- Location of Sainte-Néomaye
- Sainte-Néomaye Sainte-Néomaye
- Coordinates: 46°22′26″N 0°15′26″W﻿ / ﻿46.3739°N 0.2572°W
- Country: France
- Region: Nouvelle-Aquitaine
- Department: Deux-Sèvres
- Arrondissement: Niort
- Canton: Saint-Maixent-l'École

Government
- • Mayor (2020–2026): Roger Largeaud
- Area^{1}: 10.69 km^{2} (4.13 sq mi)
- Population (2022): 1,353
- • Density: 130/km^{2} (330/sq mi)
- Time zone: UTC+01:00 (CET)
- • Summer (DST): UTC+02:00 (CEST)
- INSEE/Postal code: 79283 /79260
- Elevation: 42–142 m (138–466 ft) (avg. 63 m or 207 ft)

= Sainte-Néomaye =

Sainte-Néomaye is a commune in the Deux-Sèvres department in western France. It has 1,324 inhabitants (2018). They are called Neomadiens.

== Villages ==

Sainte-Neomaye is composed of several villages:
- Sainte-Neomaye (le Bourg)
- La Chesnaye
- Aiript
- Les Fontenelles
- La Corbeliere
- Fontramier

Each village has its own identity, and its own particularities.

==Traditions==
A legend says that Sainte-Neomaye takes his name from a young a very virtuous woman, Neomaye, who was promised, against her will, to a local ugly lord. Rather than accepting the wedding, and in order to keep her virtue, she asked that her foot be changed in a goose leg, and was fulfilled after she dived it in a source. This source is still said to have some magic power.
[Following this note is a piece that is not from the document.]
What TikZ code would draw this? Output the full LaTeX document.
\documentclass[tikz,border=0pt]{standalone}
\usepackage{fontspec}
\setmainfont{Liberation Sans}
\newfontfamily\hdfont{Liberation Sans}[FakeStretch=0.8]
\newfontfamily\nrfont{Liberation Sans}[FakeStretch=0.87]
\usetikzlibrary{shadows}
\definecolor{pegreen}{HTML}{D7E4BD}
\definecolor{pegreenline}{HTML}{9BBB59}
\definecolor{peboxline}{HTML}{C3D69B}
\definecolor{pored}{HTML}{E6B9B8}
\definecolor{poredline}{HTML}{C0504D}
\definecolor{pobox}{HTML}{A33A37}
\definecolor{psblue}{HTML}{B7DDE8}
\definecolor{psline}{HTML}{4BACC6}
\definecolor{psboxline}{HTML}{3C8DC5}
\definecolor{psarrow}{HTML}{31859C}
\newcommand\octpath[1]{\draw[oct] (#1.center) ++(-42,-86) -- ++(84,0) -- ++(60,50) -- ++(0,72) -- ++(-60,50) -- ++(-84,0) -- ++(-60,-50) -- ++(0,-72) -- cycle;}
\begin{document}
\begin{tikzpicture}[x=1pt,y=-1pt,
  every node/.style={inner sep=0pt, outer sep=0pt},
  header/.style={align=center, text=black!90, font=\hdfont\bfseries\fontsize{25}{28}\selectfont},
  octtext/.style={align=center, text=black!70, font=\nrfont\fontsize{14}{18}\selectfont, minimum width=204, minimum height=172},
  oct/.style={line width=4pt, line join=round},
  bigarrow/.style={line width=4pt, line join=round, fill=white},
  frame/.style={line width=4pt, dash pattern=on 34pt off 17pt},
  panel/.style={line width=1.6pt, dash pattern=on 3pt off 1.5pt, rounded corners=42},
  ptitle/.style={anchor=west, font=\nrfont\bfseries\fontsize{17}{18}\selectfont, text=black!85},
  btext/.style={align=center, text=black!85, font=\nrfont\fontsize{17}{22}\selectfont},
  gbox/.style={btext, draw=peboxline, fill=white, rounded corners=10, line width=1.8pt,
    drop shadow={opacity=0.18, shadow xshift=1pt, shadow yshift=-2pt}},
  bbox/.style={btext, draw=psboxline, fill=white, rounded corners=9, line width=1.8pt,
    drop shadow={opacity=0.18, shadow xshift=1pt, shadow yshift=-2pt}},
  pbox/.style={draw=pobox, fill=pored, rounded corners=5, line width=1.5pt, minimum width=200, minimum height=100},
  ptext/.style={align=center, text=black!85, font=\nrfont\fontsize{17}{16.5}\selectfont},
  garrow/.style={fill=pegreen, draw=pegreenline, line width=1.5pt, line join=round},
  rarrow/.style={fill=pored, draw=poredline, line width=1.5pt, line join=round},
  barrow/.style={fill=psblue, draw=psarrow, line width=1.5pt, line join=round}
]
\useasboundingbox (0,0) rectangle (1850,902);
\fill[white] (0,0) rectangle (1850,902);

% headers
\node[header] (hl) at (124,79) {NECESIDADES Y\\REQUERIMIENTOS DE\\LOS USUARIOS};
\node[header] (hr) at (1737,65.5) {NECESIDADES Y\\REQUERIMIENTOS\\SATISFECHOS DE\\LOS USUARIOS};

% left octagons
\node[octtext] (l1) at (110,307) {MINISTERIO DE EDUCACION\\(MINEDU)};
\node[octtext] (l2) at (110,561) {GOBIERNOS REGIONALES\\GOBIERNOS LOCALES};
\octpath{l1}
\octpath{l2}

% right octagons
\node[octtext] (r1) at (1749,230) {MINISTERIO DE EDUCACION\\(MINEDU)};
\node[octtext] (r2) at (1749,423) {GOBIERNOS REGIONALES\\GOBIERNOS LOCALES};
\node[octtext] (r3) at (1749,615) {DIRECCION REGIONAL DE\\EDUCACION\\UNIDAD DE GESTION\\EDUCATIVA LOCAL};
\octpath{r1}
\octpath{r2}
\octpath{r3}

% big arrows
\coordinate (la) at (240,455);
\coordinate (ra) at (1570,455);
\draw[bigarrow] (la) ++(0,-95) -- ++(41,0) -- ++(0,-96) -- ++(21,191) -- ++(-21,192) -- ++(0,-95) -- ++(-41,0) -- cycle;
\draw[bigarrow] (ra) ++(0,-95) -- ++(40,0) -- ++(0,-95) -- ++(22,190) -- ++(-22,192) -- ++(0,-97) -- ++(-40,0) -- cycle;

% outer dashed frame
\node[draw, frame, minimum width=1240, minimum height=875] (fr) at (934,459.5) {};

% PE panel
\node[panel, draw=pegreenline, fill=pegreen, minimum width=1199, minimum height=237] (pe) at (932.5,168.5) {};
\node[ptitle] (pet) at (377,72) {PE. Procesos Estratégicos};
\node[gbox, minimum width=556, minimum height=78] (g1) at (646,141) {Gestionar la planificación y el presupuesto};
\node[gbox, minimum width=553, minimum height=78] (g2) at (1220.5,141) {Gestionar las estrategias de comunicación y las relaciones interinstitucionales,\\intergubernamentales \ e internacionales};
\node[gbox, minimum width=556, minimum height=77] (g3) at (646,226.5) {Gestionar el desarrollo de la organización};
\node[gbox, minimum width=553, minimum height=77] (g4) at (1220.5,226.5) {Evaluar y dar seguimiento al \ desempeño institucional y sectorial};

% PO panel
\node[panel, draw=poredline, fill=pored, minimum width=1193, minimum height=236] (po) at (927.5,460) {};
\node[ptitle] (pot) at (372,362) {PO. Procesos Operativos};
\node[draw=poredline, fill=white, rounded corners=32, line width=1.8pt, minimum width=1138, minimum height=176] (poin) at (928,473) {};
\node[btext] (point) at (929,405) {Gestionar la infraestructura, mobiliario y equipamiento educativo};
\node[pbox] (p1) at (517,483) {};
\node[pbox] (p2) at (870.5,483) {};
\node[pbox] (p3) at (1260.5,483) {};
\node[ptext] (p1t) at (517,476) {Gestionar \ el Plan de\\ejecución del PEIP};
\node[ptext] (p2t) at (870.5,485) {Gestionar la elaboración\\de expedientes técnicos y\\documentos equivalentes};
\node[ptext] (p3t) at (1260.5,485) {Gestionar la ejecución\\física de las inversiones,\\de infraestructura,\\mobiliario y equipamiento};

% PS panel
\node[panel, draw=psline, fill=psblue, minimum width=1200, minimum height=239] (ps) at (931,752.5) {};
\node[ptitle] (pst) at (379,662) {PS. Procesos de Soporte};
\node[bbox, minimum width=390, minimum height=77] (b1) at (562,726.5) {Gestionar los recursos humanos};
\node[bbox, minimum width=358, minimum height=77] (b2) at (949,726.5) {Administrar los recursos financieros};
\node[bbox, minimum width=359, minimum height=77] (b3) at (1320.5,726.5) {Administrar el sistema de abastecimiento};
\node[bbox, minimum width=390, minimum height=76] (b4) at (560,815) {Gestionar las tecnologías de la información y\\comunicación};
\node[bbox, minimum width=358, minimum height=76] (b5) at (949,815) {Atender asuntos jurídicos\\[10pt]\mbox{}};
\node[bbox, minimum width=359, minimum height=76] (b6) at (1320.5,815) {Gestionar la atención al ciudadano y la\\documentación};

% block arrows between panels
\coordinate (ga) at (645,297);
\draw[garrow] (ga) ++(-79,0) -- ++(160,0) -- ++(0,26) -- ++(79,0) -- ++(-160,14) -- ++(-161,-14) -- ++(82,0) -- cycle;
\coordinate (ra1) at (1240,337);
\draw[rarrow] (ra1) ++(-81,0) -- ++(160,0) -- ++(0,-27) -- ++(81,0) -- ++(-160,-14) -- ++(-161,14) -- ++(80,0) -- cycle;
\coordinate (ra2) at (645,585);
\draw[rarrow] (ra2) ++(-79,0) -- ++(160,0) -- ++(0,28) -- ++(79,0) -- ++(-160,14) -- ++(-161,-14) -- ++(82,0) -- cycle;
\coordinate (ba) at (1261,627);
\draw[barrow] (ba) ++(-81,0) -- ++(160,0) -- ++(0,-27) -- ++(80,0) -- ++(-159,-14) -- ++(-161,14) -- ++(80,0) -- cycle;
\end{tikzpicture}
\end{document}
Sainte-Neomaye has been famous for its Donkey Fair (La Foire aux Mules) since the 18th century. Nowadays, this social event still takes place on the gorgeous central square of the village, but is less about commerce, and more about entertainment.

At this occasion, a race, "Les Chemins du Roy", takes place around the village, through tiny paths used, a long time ago, by donkey merchants.

== Geography ==

Sainte-Neomaye is located in the south-east of Deux-Sèvres. It is 14 km east of Niort, 60 km south-west of Poitiers.
The town is crossed by several rivers. The most important is the Sèvre Niortaise.
Sainte-Néomaye is very accessible, only 2 hours 15 minutes from Paris via TGV, and 2 hours from Bordeaux by car. It is also very close from Poitiers and its malls and universities (60 km), and La Rochelle and the Atlantic Ocean.

== Architecture ==

- The roman church was built in the 12th century and has been recently renovated.
- The castle of Sainte-Neomaye is a manor built in the 19th century.
- The castle of Les Fontenelles is a nice example of romantic architecture from the 19th century.
- Sainte-Neomaye's central square is also well known for the beautiful houses erected on its sides. These very typical Poitevin houses used to be hostels. The square is planted with trees and has large grass areas.